Tunable magnetic states on the zigzag edges of hydrogenated and halogenated group-IV nanoribbons

The magnetic and electronic properties of hydrogenated and halogenated group-IV zigzag nanoribbons (ZNRs) are investigated by first-principles density functional calculations. Fascinatingly, we find that all the ZNRs have magnetic edges with a rich variety of electronic and magnetic properties tunable by selecting the parent and passivating elements as well as controlling the magnetization direction and external strain. In particular, the electric property of the edge band structure can be tuned from the conducting to insulating with a band gap up to 0.7 eV, depending on the parent and passivating elements as well as the applied strain, magnetic configuration and magnetization orientation.
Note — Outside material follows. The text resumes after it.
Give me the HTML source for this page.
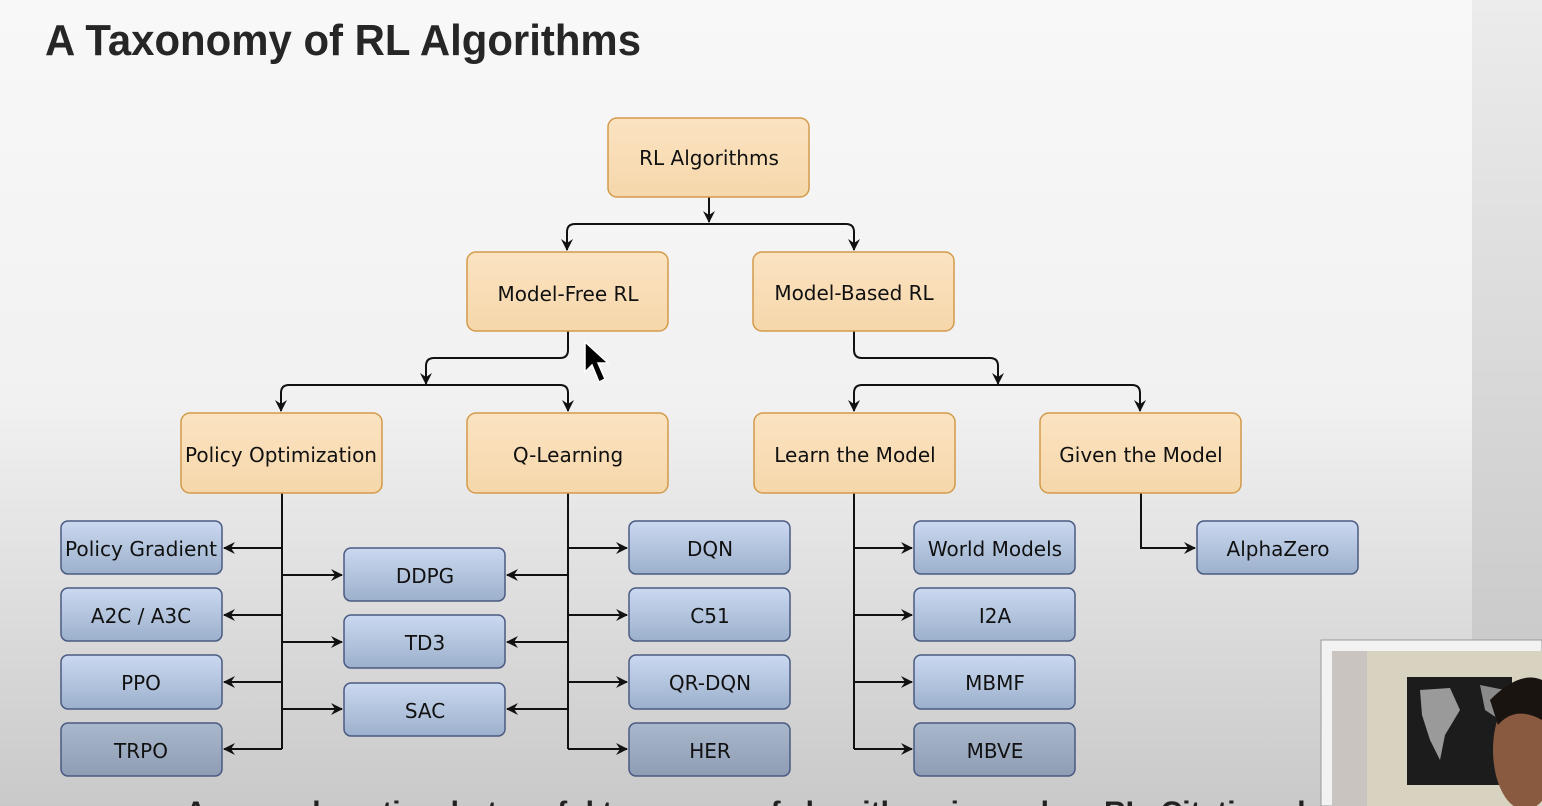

The last controllability would allow us to develop magnetic on-off nano-switches. Furthermore, ZNRs such as SiI, Ge, GeI and SnH, have fully spin-polarized metallic edge states and thus are promising materials for spintronics. The calculated magnetocrystalline anisotropy energy can be as large as \textasciitilde 9 meV/edge-site, being 2000 time greater than that of bulk Ni and Fe (\textasciitilde 5 $\mu $eV/atom), and thus has great potential for high density magneto-electric data-storage devices. Finally, the calculated exchange coupling strength and thus magnetic transition temperature increases as the applied strain goes from -5 {\%} to 5 {\%}. Our findings thus show that these ZNRs would have exciting applications in next-generation electronic and spintronic nano-devices.